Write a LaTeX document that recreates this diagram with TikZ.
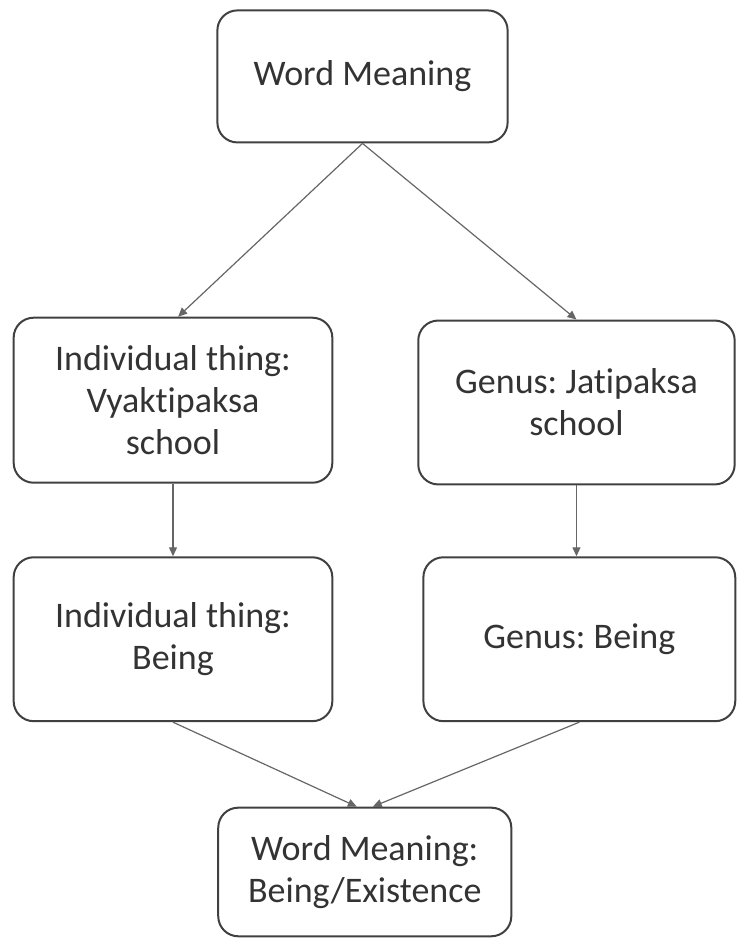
\documentclass[tikz,border=0pt]{standalone}
\usepackage{fontspec}
\setmainfont{Carlito}[Ligatures={NoCommon}]
\usepackage{tikz}
\usetikzlibrary{arrows.meta, positioning}
\frenchspacing

\begin{document}
\begin{tikzpicture}[
        box/.style={draw=black!75, line width=1pt, rounded corners=10pt, align=center,
            text=black!80, font=\fontsize{18}{21}\selectfont, inner sep=0pt},
        link/.style={draw=black!60, line width=0.6pt, -{Triangle[length=4.5pt, width=4pt]}}
    ]
    \useasboundingbox (0, 0) rectangle (12.934, 16.483);
    \node[box, minimum width=5.1cm, minimum height=2.32cm] (wm) at (6.37, 15.14) {Word Meaning};
    \node[box, minimum width=5.6cm, minimum height=2.9cm] (ind) at (3.04, 9.45) {Individual thing:\\Vyaktipaksa\\school};
    \node[box, minimum width=5.56cm, minimum height=2.88cm] (gen) at (10.13, 9.41) {Genus: Jatipaksa\\school};
    \node[box, minimum width=5.6cm, minimum height=2.88cm] (indb) at (3.04, 5.25) {Individual thing:\\Being};
    \node[box, minimum width=5.48cm, minimum height=2.88cm] (genb) at (10.18, 5.25) {Genus: Being};
    \node[box, minimum width=5.15cm, minimum height=2.26cm] (wmb) at (6.41, 1.16) {Word Meaning:\\Being/Existence};
    \draw
    (wm.south) edge[link] ([xshift=0.09cm]ind.north)
    (wm.south) edge[link] (gen.north)
    (ind.south) edge[link] (indb.north)
    (gen.south) edge[link] (gen.south |- genb.north)
    (indb.south) edge[link] ([xshift=-0.14cm]wmb.north)
    (genb.south) edge[link] ([xshift=0.14cm]wmb.north);
\end{tikzpicture}
\end{document}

§ **WHAT TO PRODUCE**
All of the data above should be quoted exactly, except for the pictures.

§ **PROBLEM SOLUTION**
Write a LaTeX document that recreates this diagram with TikZ.
\documentclass[tikz,border=0pt]{standalone}
\usepackage{fontspec}
\setmainfont{Carlito}[Ligatures={NoCommon}]
\usepackage{tikz}
\usetikzlibrary{arrows.meta, positioning}
\frenchspacing

\begin{document}
\begin{tikzpicture}[
        box/.style={draw=black!75, line width=1pt, rounded corners=10pt, align=center,
            text=black!80, font=\fontsize{18}{21}\selectfont, inner sep=0pt},
        link/.style={draw=black!60, line width=0.6pt, -{Triangle[length=4.5pt, width=4pt]}}
    ]
    \useasboundingbox (0, 0) rectangle (12.934, 16.483);
    \node[box, minimum width=5.1cm, minimum height=2.32cm] (wm) at (6.37, 15.14) {Word Meaning};
    \node[box, minimum width=5.6cm, minimum height=2.9cm] (ind) at (3.04, 9.45) {Individual thing:\\Vyaktipaksa\\school};
    \node[box, minimum width=5.56cm, minimum height=2.88cm] (gen) at (10.13, 9.41) {Genus: Jatipaksa\\school};
    \node[box, minimum width=5.6cm, minimum height=2.88cm] (indb) at (3.04, 5.25) {Individual thing:\\Being};
    \node[box, minimum width=5.48cm, minimum height=2.88cm] (genb) at (10.18, 5.25) {Genus: Being};
    \node[box, minimum width=5.15cm, minimum height=2.26cm] (wmb) at (6.41, 1.16) {Word Meaning:\\Being/Existence};
    \draw
    (wm.south) edge[link] ([xshift=0.09cm]ind.north)
    (wm.south) edge[link] (gen.north)
    (ind.south) edge[link] (indb.north)
    (gen.south) edge[link] (gen.south |- genb.north)
    (indb.south) edge[link] ([xshift=-0.14cm]wmb.north)
    (genb.south) edge[link] ([xshift=0.14cm]wmb.north);
\end{tikzpicture}
\end{document}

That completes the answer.